* begin *

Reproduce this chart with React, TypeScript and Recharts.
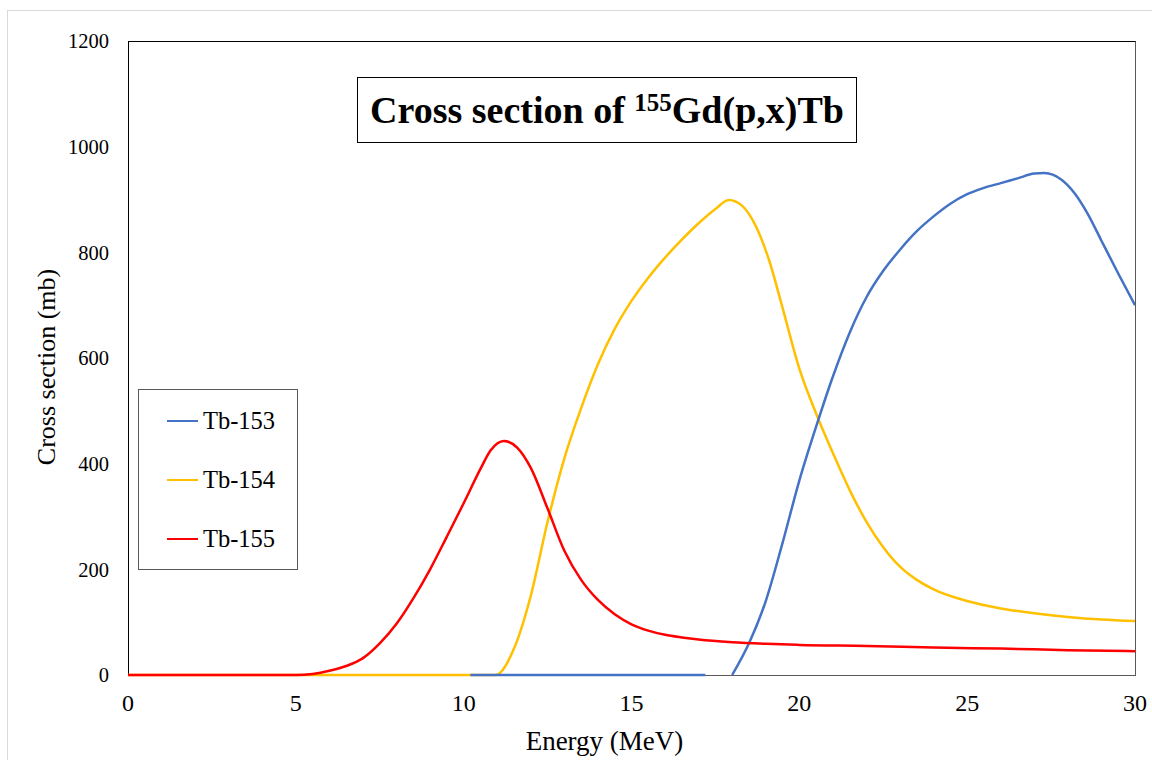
import React from "react";
import { LineChart, Line, XAxis, YAxis, Legend } from "recharts";

// ---- Data (energy in MeV, cross section in mb) ----
const tb153: { e: number; v: number | null }[] = [
  { e: 10.2, v: 0 }, { e: 17.2, v: 0 }, { e: 17.6, v: null }, { e: 18.0, v: 0 },
  { e: 18.5, v: 60 }, { e: 19, v: 140 }, { e: 19.5, v: 250 }, { e: 20, v: 368 },
  { e: 20.5, v: 470 }, { e: 21, v: 565 }, { e: 21.5, v: 648 }, { e: 22, v: 715 },
  { e: 22.5, v: 765 }, { e: 23, v: 805 }, { e: 23.5, v: 840 }, { e: 24, v: 868 },
  { e: 24.5, v: 892 }, { e: 25, v: 910 }, { e: 25.5, v: 922 }, { e: 26, v: 931 },
  { e: 26.5, v: 940 }, { e: 27, v: 949 }, { e: 27.3, v: 950 }, { e: 27.8, v: 938 },
  { e: 28.2, v: 912 }, { e: 28.6, v: 872 }, { e: 29, v: 822 }, { e: 29.5, v: 760 },
  { e: 30, v: 700 },
];

const tb154: { e: number; v: number }[] = [
  { e: 0, v: 0 }, { e: 10.95, v: 0 }, { e: 11.5, v: 50 }, { e: 12, v: 150 },
  { e: 12.5, v: 290 }, { e: 13, v: 410 }, { e: 13.5, v: 505 }, { e: 14, v: 588 },
  { e: 14.5, v: 655 }, { e: 15, v: 708 }, { e: 15.5, v: 752 }, { e: 16, v: 790 },
  { e: 16.5, v: 824 }, { e: 17, v: 855 }, { e: 17.5, v: 882 }, { e: 17.9, v: 899 },
  { e: 18.3, v: 888 }, { e: 18.7, v: 850 }, { e: 19.1, v: 785 }, { e: 19.5, v: 695 },
  { e: 20, v: 580 }, { e: 20.5, v: 495 }, { e: 21, v: 420 }, { e: 21.5, v: 350 },
  { e: 22, v: 290 }, { e: 22.5, v: 242 }, { e: 23, v: 205 }, { e: 23.5, v: 180 },
  { e: 24, v: 162 }, { e: 25, v: 140 }, { e: 26, v: 126 }, { e: 27, v: 117 },
  { e: 28, v: 110 }, { e: 29, v: 105 }, { e: 30, v: 102 },
];

const tb155: { e: number; v: number }[] = [
  { e: 0, v: 0 }, { e: 5, v: 0 }, { e: 5.5, v: 2 }, { e: 6, v: 8 },
  { e: 6.5, v: 17 }, { e: 7, v: 32 }, { e: 7.5, v: 60 }, { e: 8, v: 97 },
  { e: 8.5, v: 145 }, { e: 9, v: 200 }, { e: 9.5, v: 262 }, { e: 10, v: 325 },
  { e: 10.5, v: 390 }, { e: 10.8, v: 425 }, { e: 11.2, v: 443 }, { e: 11.6, v: 430 },
  { e: 12, v: 392 }, { e: 12.5, v: 315 }, { e: 13, v: 235 }, { e: 13.5, v: 180 },
  { e: 14, v: 142 }, { e: 14.5, v: 115 }, { e: 15, v: 96 }, { e: 15.5, v: 84 },
  { e: 16, v: 76 }, { e: 16.5, v: 71 }, { e: 17, v: 67 }, { e: 18, v: 62 },
  { e: 19, v: 59 }, { e: 20, v: 57 }, { e: 22, v: 55 }, { e: 24, v: 52 },
  { e: 26, v: 50 }, { e: 28, v: 47 }, { e: 30, v: 45 },
];

const seriesNames = ["Tb-153", "Tb-154", "Tb-155"];
const seriesColors = ["#4472C4", "#FFC000", "#FF0000"];

const xTicks = [0, 5, 10, 15, 20, 25, 30];
const yTicks = [0, 200, 400, 600, 800, 1000, 1200];

const xTitle = "Energy (MeV)";
const yTitle = "Cross section (mb)";

const FONT = '"Liberation Serif", "Times New Roman", serif';

const LegendBox = () => (
  <div
    style={{
      position: "relative",
      width: 160,
      height: 181,
      boxSizing: "border-box",
      border: "1.3px solid #595959",
      background: "#fff",
      fontFamily: FONT,
    }}
  >
    {seriesNames.map((n, i) => (
      <div
        key={n}
        style={{
          position: "absolute",
          left: 0,
          top: 31 + i * 59 - 15,
          height: 30,
          display: "flex",
          alignItems: "center",
        }}
      >
        <div
          style={{
            marginLeft: 28,
            width: 31,
            height: 2.5,
            background: seriesColors[i],
          }}
        />
        <span
          style={{
            marginLeft: 5,
            fontSize: 24.5,
            color: "#000",
            lineHeight: "30px",
          }}
        >
          {n}
        </span>
      </div>
    ))}
  </div>
);

const XTitle = (props: any) => {
  const vb = props.viewBox || {};
  return (
    <text
      x={vb.x + vb.width / 2 - 27}
      y={750}
      textAnchor="middle"
      fontFamily={FONT}
      fontSize={27}
      fill="#000"
    >
      {xTitle}
    </text>
  );
};

const YTitle = (props: any) => {
  const vb = props.viewBox || {};
  const cx = 46;
  const cy = vb.y + vb.height / 2 + 9;
  return (
    <text
      x={cx}
      y={cy}
      textAnchor="middle"
      dominantBaseline="central"
      transform={`rotate(-90, ${cx}, ${cy})`}
      fontFamily={FONT}
      fontSize={26}
      fill="#000"
    >
      {yTitle}
    </text>
  );
};

export default function App() {
  const order = [1, 0, 2];
  const datas = [tb153, tb154, tb155];
  return (
    <div
      style={{
        position: "relative",
        width: 1152,
        height: 760,
        overflow: "hidden",
        background: "#fff",
      }}
    >
      <style>{"body{margin:0;}"}</style>
      <div
        style={{
          position: "absolute",
          left: 7,
          top: 10,
          width: 1200,
          height: 800,
          border: "1px solid #d9d9d9",
        }}
      />
      {/* plot-area frame, drawn beneath the series */}
      <div
        style={{
          position: "absolute",
          left: 127.5,
          top: 40.5,
          width: 1008,
          height: 635,
          boxSizing: "border-box",
          borderLeft: "1.4px solid #000",
          borderTop: "1.4px solid #000",
          borderRight: "1.4px solid #595959",
          borderBottom: "1.4px solid #595959",
        }}
      />
      <div style={{ position: "absolute", left: 0, top: 0 }}>
        <LineChart
          width={1152}
          height={760}
          margin={{ top: 41, right: 17, bottom: 0, left: 0 }}
        >
          <XAxis
            dataKey="e"
            type="number"
            domain={[0, 30]}
            ticks={xTicks}
            allowDataOverflow
            height={85}
            tickLine={false}
            tickSize={0}
            tickMargin={19}
            axisLine={false}
            tick={{ fontFamily: FONT, fontSize: 24, fill: "#000" }}
            label={<XTitle />}
          />
          <YAxis
            type="number"
            domain={[0, 1200]}
            ticks={yTicks}
            width={128}
            tickLine={false}
            tickSize={0}
            tickMargin={19}
            axisLine={false}
            tick={{ fontFamily: FONT, fontSize: 20.5, fill: "#000" }}
            label={<YTitle />}
          />
          {order.map((i) => (
            <Line
              key={seriesNames[i]}
              name={seriesNames[i]}
              data={datas[i]}
              dataKey="v"
              type="monotone"
              stroke={seriesColors[i]}
              strokeWidth={2.5}
              dot={false}
              activeDot={false}
              isAnimationActive={false}
            />
          ))}
          <Legend
            layout="vertical"
            align="center"
            verticalAlign="middle"
            content={<LegendBox />}
            wrapperStyle={{ left: 138, top: 389, width: 160, height: 181 }}
          />
        </LineChart>
      </div>
      <div
        style={{
          position: "absolute",
          left: 357,
          top: 77,
          width: 500,
          height: 66,
          boxSizing: "border-box",
          border: "1.3px solid #000",
          background: "#fff",
          display: "flex",
          alignItems: "center",
          justifyContent: "center",
          fontFamily: FONT,
          fontWeight: "bold",
          fontSize: 38,
          color: "#000",
          whiteSpace: "nowrap",
        }}
      >
        <span>
          Cross section of{" "}
          <sup
            style={{
              fontSize: 25,
              verticalAlign: "top",
              lineHeight: 1,
              position: "relative",
              top: 2,
            }}
          >
            155
          </sup>
          Gd(p,x)Tb
        </span>
      </div>
    </div>
  );
}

* end *

● What the exercise asks
Isolate each line of the listing above that includes "React". Copy it.

● Written response
Reproduce this chart with React, TypeScript and Recharts.
import React from "react";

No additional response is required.